First up is the new Simple Test, which is basically a short-cut version of the full Body Test. As you may remember, the game offered you the option to end the Body Test after you measured your center-of-gravity and BMI/weight. Now, you can bypass the question altogether.
Also new is an extension of the often-touted "weigh anything" feature. In this year's version, new parents and pet owners can use the Balance Board to keep track of the weight of their infant and animal charges, who each get their own Miis in the Wii Fit Plus Plaza, joining the rest of the family.
Now on to the activities ... the Body Test adds new mental tests to the original five components. One test requires you to use the Wii Remote to pick off numbers in order while maintaining your center of gravity within a specified area, while another has you squat down when a displayed number is greater than adjacent number. The Yoga and Strength menus each get three new exercises. The Aerobics and Balance menus don't add anything new, but not to worry; the new Training Plus menu features 15 new activities, all unlocked and ready to go.

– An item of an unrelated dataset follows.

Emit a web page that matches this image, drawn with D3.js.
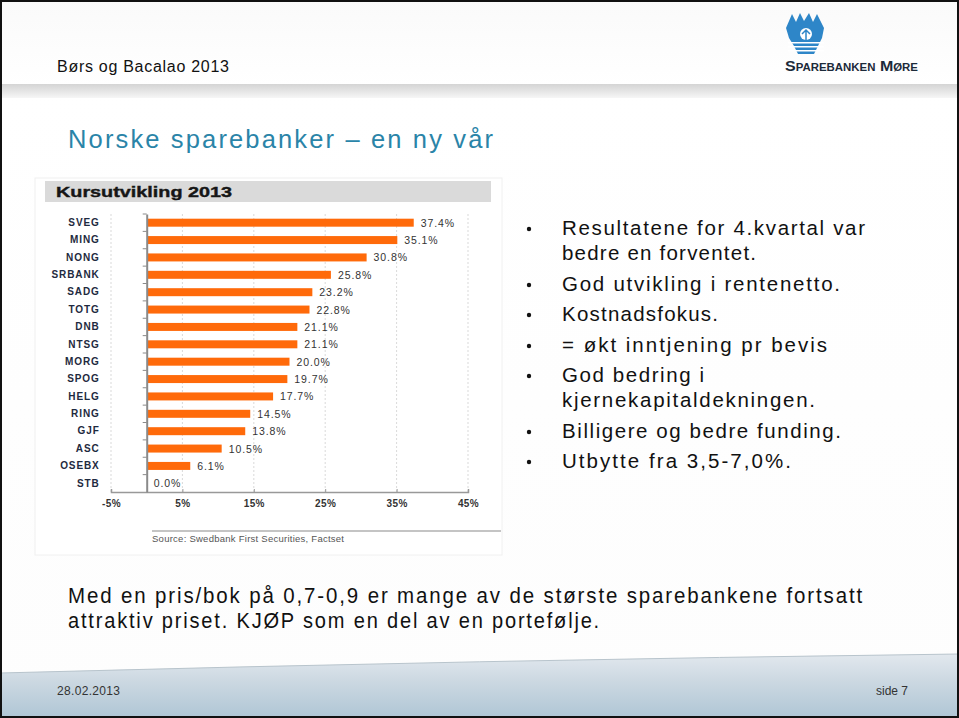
<!DOCTYPE html>
<html><head><meta charset="utf-8">
<script src="https://cdn.jsdelivr.net/npm/d3@7"></script>
<style>
html,body{margin:0;padding:0;background:#fff;}
svg{display:block;font-family:"Liberation Sans",Arial,sans-serif;}
</style></head>
<body>
<svg id="c" width="959" height="718"></svg>
<script>
// ---- data ----
const categories = ["SVEG","MING","NONG","SRBANK","SADG","TOTG","DNB","NTSG","MORG","SPOG","HELG","RING","GJF","ASC","OSEBX","STB"];
const values = [37.4,35.1,30.8,25.8,23.2,22.8,21.1,21.1,20.0,19.7,17.7,14.5,13.8,10.5,6.1,0.0];
const tickValues = [-5,5,15,25,35,45];
const chartTitle = "Kursutvikling 2013";
const sourceText = "Source: Swedbank First Securities, Factset";
const slideTitle = "Norske sparebanker \u2013 en ny vår";
const headerText = "Børs og Bacalao 2013";
const bullets = [
  ["Resultatene for 4.kvartal var","bedre en forventet."],
  ["God utvikling i rentenetto."],
  ["Kostnadsfokus."],
  ["= økt inntjening pr bevis"],
  ["God bedring i","kjernekapitaldekningen."],
  ["Billigere og bedre funding."],
  ["Utbytte fra 3,5-7,0%."]
];
const paragraph = ["Med en pris/bok på 0,7-0,9 er mange av de største sparebankene  fortsatt","attraktiv priset. KJØP som en del av en portefølje."];
const footerDate = "28.02.2013";
const footerPage = "side 7";

const svg = d3.select("#c");
const defs = svg.append("defs");

// background
const bg = defs.append("linearGradient").attr("id","bg").attr("x1",0).attr("y1",0).attr("x2",0).attr("y2",1);
bg.append("stop").attr("offset","0").attr("stop-color","#fafafa");
bg.append("stop").attr("offset","0.12").attr("stop-color","#ffffff");
bg.append("stop").attr("offset","1").attr("stop-color","#fdfdfd");
svg.append("rect").attr("width",959).attr("height",718).attr("fill","url(#bg)");

// header shadow band
const hs = defs.append("linearGradient").attr("id","hs").attr("x1",0).attr("y1",0).attr("x2",0).attr("y2",1);
hs.append("stop").attr("offset","0").attr("stop-color","#d4d4d4");
hs.append("stop").attr("offset","1").attr("stop-color","#f6f6f6");
svg.append("rect").attr("x",0).attr("y",84).attr("width",959).attr("height",14).attr("fill","url(#hs)");

// header text
svg.append("text").attr("x",57).attr("y",72).attr("font-size",16).attr("fill","#111")
  .attr("textLength",172).attr("lengthAdjust","spacing").text(headerText);

// logo
const logo = svg.append("g").attr("transform","translate(806,34)");
logo.append("path").attr("d","M-20,-6 L-14,-20 L-10,-12 L-6,-21 L-2,-13 L3,-21 L7,-12 L11,-20 L18,-6 L16,4 L12,12 L8,20 L-8,20 L-12,12 L-17,4 Z").attr("fill","#2e86c8");
logo.append("circle").attr("cx",0).attr("cy",0).attr("r",6).attr("fill","#fff");
logo.append("path").attr("d","M0,-4 L0,6 M-4,0 L0,-4 L4,0").attr("stroke","#2e86c8").attr("stroke-width",1.5).attr("fill","none");
[8,12,16].forEach(y=>logo.append("rect").attr("x",-18).attr("y",y).attr("width",36).attr("height",1.5).attr("fill","#fff"));
svg.append("text").attr("x",785).attr("y",71).attr("font-size",14).attr("font-weight","bold")
  .attr("fill","#1c2a3a").style("font-variant","small-caps").attr("textLength",133).attr("lengthAdjust","spacingAndGlyphs")
  .text("Sparebanken Møre");

// slide title
svg.append("text").attr("x",68).attr("y",148).attr("font-size",25.5).attr("fill","#2a84a8")
  .attr("textLength",425).attr("lengthAdjust","spacing").text(slideTitle);

// ---- chart panel ----
svg.append("rect").attr("x",35).attr("y",178).attr("width",467).attr("height",377).attr("fill","#ffffff").attr("stroke","#f0f0f0");
svg.append("rect").attr("x",45).attr("y",181).attr("width",446).attr("height",21).attr("fill","#dadada");
svg.append("text").attr("x",56).attr("y",197).attr("font-size",15.5).attr("font-weight","bold").attr("fill","#161616")
  .attr("stroke","#161616").attr("stroke-width",0.4)
  .attr("textLength",176).attr("lengthAdjust","spacingAndGlyphs").text(chartTitle);

const x = d3.scaleLinear().domain([-5,45]).range([111,468]);
const y = d3.scaleBand().domain(categories).range([214,492]).paddingInner(0.54).paddingOuter(0.27);
const yb = d3.scaleBand().domain(categories).range([214,492]);

// gridlines
svg.append("g").selectAll("line").data(tickValues).join("line")
  .attr("x1",d=>x(d)).attr("x2",d=>x(d)).attr("y1",214).attr("y2",492)
  .attr("stroke","#cfcfcf").attr("stroke-width",0.8).attr("stroke-dasharray","2,2");

// bars
svg.append("g").selectAll("rect").data(values).join("rect")
  .attr("x",x(0)+1).attr("y",(d,i)=>y(categories[i]))
  .attr("width",d=>Math.max(0,x(d)-x(0)-1)).attr("height",y.bandwidth())
  .attr("fill","#ff6a0a");

// value labels
svg.append("g").selectAll("text").data(values).join("text")
  .attr("x",d=>x(d)+7).attr("y",(d,i)=>yb(categories[i])+yb.bandwidth()/2+4)
  .attr("font-size",10.5).attr("fill","#333").attr("letter-spacing",0.9)
  .text(d=>d.toFixed(1)+"%");

// x axis
const xAxis = d3.axisBottom(x).tickValues(tickValues).tickFormat(d=>d+"%").tickSize(-3).tickPadding(8);
const gx = svg.append("g").attr("transform","translate(0,492)").call(xAxis);
gx.select(".domain").attr("stroke","#999").attr("stroke-width",1.5);
gx.selectAll(".tick line").attr("stroke","#999");
gx.selectAll("text").attr("font-size",10).attr("font-weight","bold").attr("fill","#333").attr("letter-spacing",0.4).attr("font-family","Liberation Sans, Arial, sans-serif");

// y axis
const yAxis = d3.axisLeft(yb).tickSize(0).tickPadding(47);
const gy = svg.append("g").attr("transform",`translate(${x(0)},0)`).call(yAxis);
gy.select(".domain").attr("stroke","#8a8a8a").attr("stroke-width",2);
gy.selectAll("text").attr("font-size",10).attr("font-weight","bold").attr("fill","#1e2a40").attr("letter-spacing",0.9).attr("font-family","Liberation Sans, Arial, sans-serif");
// small ticks at band boundaries
gy.append("g").selectAll("line").data(categories).join("line")
  .attr("x1",-4).attr("x2",0).attr("y1",d=>yb(d)).attr("y2",d=>yb(d)).attr("stroke","#8a8a8a");

// source
svg.append("line").attr("x1",152).attr("x2",501).attr("y1",531).attr("y2",531).attr("stroke","#8a8a8a").attr("stroke-width",1.2);
svg.append("text").attr("x",152).attr("y",542).attr("font-size",9.5).attr("fill","#555")
  .attr("textLength",192).attr("lengthAdjust","spacing").text(sourceText);

// ---- bullets ----
const bulletBase = [235,291,321,352,382,438,468];
const lineWidths = [[303,194],[278],[156],[265],[142,253],[279],[229]];
const bg2 = svg.append("g").attr("font-size",20.5).attr("fill","#111");
bullets.forEach((lines,i)=>{
  bg2.append("circle").attr("cx",529).attr("cy",bulletBase[i]-6).attr("r",2.2).attr("fill","#111");
  lines.forEach((t,j)=>{
    bg2.append("text").attr("x",562).attr("y",bulletBase[i]+j*24.5)
      .attr("textLength",lineWidths[i][j]).attr("lengthAdjust","spacing").text(t);
  });
});

// ---- paragraph (condensed glyphs with tracking) ----
const pw = [796,533];
paragraph.forEach((t,i)=>{
  svg.append("text").attr("x",68).attr("y",603+i*25).attr("font-size",22)
    .attr("letter-spacing",2).attr("fill","#111")
    .attr("textLength",pw[i]).attr("lengthAdjust","spacingAndGlyphs").text(t);
});

// ---- footer ----
const fg = defs.append("linearGradient").attr("id","fg").attr("x1",0).attr("y1",0).attr("x2",0).attr("y2",1);
fg.append("stop").attr("offset","0").attr("stop-color","#e2e8ee");
fg.append("stop").attr("offset","0.4").attr("stop-color","#cdd9e2");
fg.append("stop").attr("offset","1").attr("stop-color","#afc6d5");
svg.append("path").attr("d","M0,673 Q480,660 959,654 L959,718 L0,718 Z").attr("fill","url(#fg)");
svg.append("path").attr("d","M0,673 Q480,660 959,654").attr("fill","none").attr("stroke","#b8c4cc").attr("stroke-width",1);
svg.append("text").attr("x",57).attr("y",695).attr("font-size",12).attr("fill","#333")
  .attr("textLength",63).attr("lengthAdjust","spacing").text(footerDate);
svg.append("text").attr("x",876).attr("y",695).attr("font-size",12).attr("fill","#333")
  .attr("textLength",32).attr("lengthAdjust","spacing").text(footerPage);

// frame
svg.append("rect").attr("x",1).attr("y",1).attr("width",957).attr("height",716).attr("fill","none").attr("stroke","#111").attr("stroke-width",2);
</script>
</body></html>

Some are enhancements of original games (a new Cycling game is basically the old Running game, using the Balance Board as the "pedals" and the Wii Remote as the handlebars), while others require you to use your head and your hips to win (Tilt City has you using the Wii Remote and your shifting weight on the Balance Board to tilt platforms and sort colored balls into matching buckets).
In answer to the complaints of not having customized workout programs, "Wii Fit Plus" responds with the new My Wii Fit Plus menu, which features a broad array of options. You can select from one of four categories of fitness goals (Lifestyle, Health, Youth and Figure), each of which has three separate sub-goals (for example, one sub-goal under Lifestyle is meant to help you relax and thus get better sleep). Each sub-goal includes a pre-built three-exercise program meant to help the user reach that goal. Goals can be combined, producing more comprehensive workout programs. Users who already have a favorite routine can create that routine in My Wii Fit Plus, or the game can create one for you based on how much time you have to exercise.

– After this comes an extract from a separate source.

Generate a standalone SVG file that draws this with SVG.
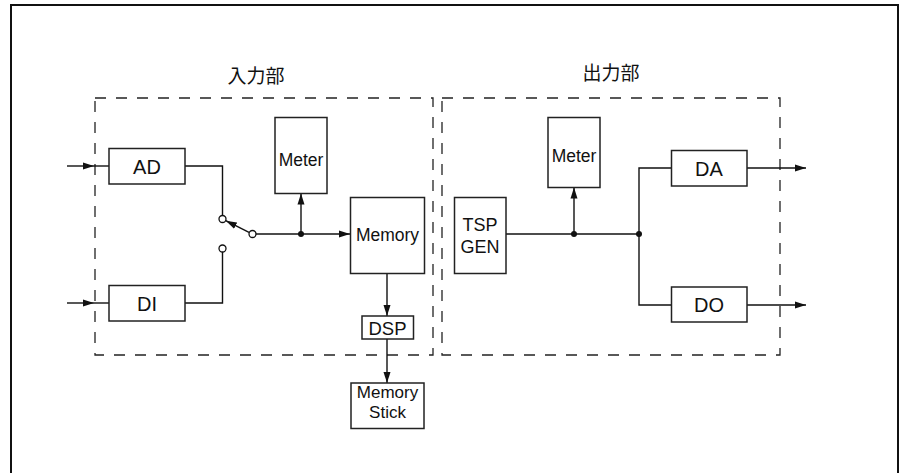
<svg xmlns="http://www.w3.org/2000/svg" width="904" height="473" viewBox="0 0 904 473">
<defs>
<style>
.box{fill:#fff;stroke:#222;stroke-width:1.5}
.dash{fill:none;stroke:#222;stroke-width:1.3;stroke-dasharray:11 10}
.w{fill:none;stroke:#111;stroke-width:1.4}
.t{font-family:"Liberation Sans",Arial,sans-serif;fill:#111;text-anchor:middle;dominant-baseline:central}
.jp{font-family:"Noto Sans CJK JP","Noto Sans CJK SC",sans-serif;fill:#111;text-anchor:middle;font-size:19px}
.c{fill:#fff;stroke:#111;stroke-width:1.3}
.dot{fill:#111}
</style>
<marker id="ar" markerUnits="userSpaceOnUse" markerWidth="11" markerHeight="8" refX="11" refY="4" orient="auto">
<path d="M0,0.5 L11,4 L0,7.5 z" fill="#111"/>
</marker>
</defs>
<rect width="904" height="473" fill="#fff"/>
<path d="M11,480 V5 H898 V480" fill="none" stroke="#111" stroke-width="2"/>
<g id="frames">
<rect class="dash" x="95" y="98" width="338" height="257"/>
<rect class="dash" x="442" y="98" width="338" height="257"/>
<text class="jp" x="256" y="83">入力部</text>
<text class="jp" x="611" y="80">出力部</text>
</g>
<g id="connectors">
<path class="w" d="M67,166 H94" marker-end="url(#ar)"/>
<path class="w" d="M94,166 H109"/>
<path class="w" d="M67,303 H94" marker-end="url(#ar)"/>
<path class="w" d="M94,303 H109"/>
<path class="w" d="M185,166 H222.5 V215.5"/>
<path class="w" d="M185,303 H222.5 V252"/>
<path class="w" d="M249,232.3 L225.8,220.7" marker-end="url(#ar)"/>
<path class="w" d="M256,234 H350" marker-end="url(#ar)"/>
<path class="w" d="M301,234 V193.5" marker-end="url(#ar)"/>
<path class="w" d="M387,273 V316" marker-end="url(#ar)"/>
<path class="w" d="M387,339 V383" marker-end="url(#ar)"/>
<path class="w" d="M506,234 H639"/>
<path class="w" d="M574,234 V187.5" marker-end="url(#ar)"/>
<path class="w" d="M671,168 H639 V305 H671"/>
<path class="w" d="M747,168 H806" marker-end="url(#ar)"/>
<path class="w" d="M747,305 H806" marker-end="url(#ar)"/>
<circle class="c" cx="222.5" cy="219" r="3.5"/>
<circle class="c" cx="222.5" cy="248.5" r="3.5"/>
<circle class="c" cx="252.5" cy="234" r="3.5"/>
<circle class="dot" cx="301" cy="234" r="3"/>
<circle class="dot" cx="574" cy="234" r="3"/>
<circle class="dot" cx="639" cy="234" r="3"/>
</g>
<g id="AD"><rect class="box" x="109" y="148.5" width="76" height="35.5"/><text class="t" x="147" y="166.5" font-size="20">AD</text></g>
<g id="DI"><rect class="box" x="109" y="285.5" width="76" height="35.5"/><text class="t" x="147" y="303.5" font-size="20">DI</text></g>
<g id="Meter1"><rect class="box" x="275" y="117.5" width="52" height="76"/><text class="t" x="301" y="160" font-size="17.5">Meter</text></g>
<g id="Memory"><rect class="box" x="350.5" y="197.5" width="74" height="76"/><text class="t" x="387.5" y="235" font-size="17.5">Memory</text></g>
<g id="DSP"><rect class="box" x="362" y="316" width="51.5" height="23"/><text class="t" x="387.5" y="328" font-size="18.5">DSP</text></g>
<g id="MemoryStick"><rect class="box" x="351" y="383" width="73" height="45.5"/><text class="t" x="387.5" y="392.5" font-size="17">Memory</text><text class="t" x="387.5" y="412.5" font-size="17">Stick</text></g>
<g id="TSPGEN"><rect class="box" x="454.5" y="197.5" width="51.5" height="76"/><text class="t" x="480" y="225" font-size="18">TSP</text><text class="t" x="480" y="247" font-size="18">GEN</text></g>
<g id="Meter2"><rect class="box" x="548" y="117.5" width="52" height="70"/><text class="t" x="574" y="156" font-size="17.5">Meter</text></g>
<g id="DA"><rect class="box" x="671.5" y="150.5" width="75.5" height="35.5"/><text class="t" x="709" y="168.5" font-size="20">DA</text></g>
<g id="DO"><rect class="box" x="671.5" y="287" width="75.5" height="35"/><text class="t" x="709" y="305" font-size="20">DO</text></g>
</svg>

Unfortunately, custom routines can only use Yoga and Strength exercises, so users whose routines include some of the Aerobics and Balance games will feel a bit shorted. Oddly, the pre-built programs do include some of these games in them, so why Nintendo didn't enable users to add them manually is even more puzzling.
Just as the original "Wii Fit" relies on the BMI metric, "Wii Fit Plus" adds in METs. Put simply, more strenuous activities have higher MET values. When an activity's MET value is plugged into a complex formula (along with the user's weight and how long the activity lasts), one can get an estimate of how many calories they would burn during the activity. Using this, "Wii Fit Plus" users can now keep track of about how many calories they've burned during their workouts. To add even more information, you can compare your calorie-burning against a table of foods and their calorie values from the USDA (for example, if your workout burns 140 calories, that equals a fruit-filled cereal bar).

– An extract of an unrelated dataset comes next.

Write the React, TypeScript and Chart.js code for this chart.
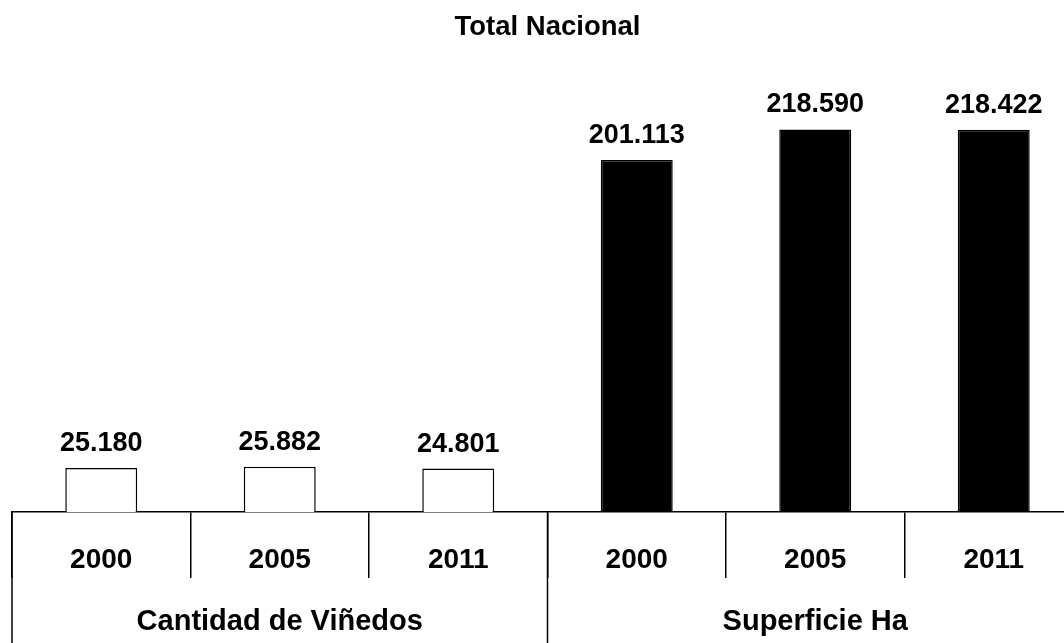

Lastly, since the family that exercises together stays together, the new Multiplayer option allows the pre-registered Miis to play some of the Balance and Aerobics games in hot-seat fashion. Previously, users who wanted to challenge one another had to select their Mii, then go through the obligatory chat with the Balance Board, then select the game they wanted to play, then back out so the other user could do exactly the same thing.
Considering how many Balance Boards are already out there, Nintendo has wisely offered a stand-alone package. The price is right for existing users looking to upgrade, and the enhancements offered make it money well-spent. Of course, new users can pick up the Balance Board-equipped deluxe package. All this, combined with the array of third-party BB-enabled fitness games arriving in stores now and in the future, makes the Balance Board an even greater component in one's fitness arsenal.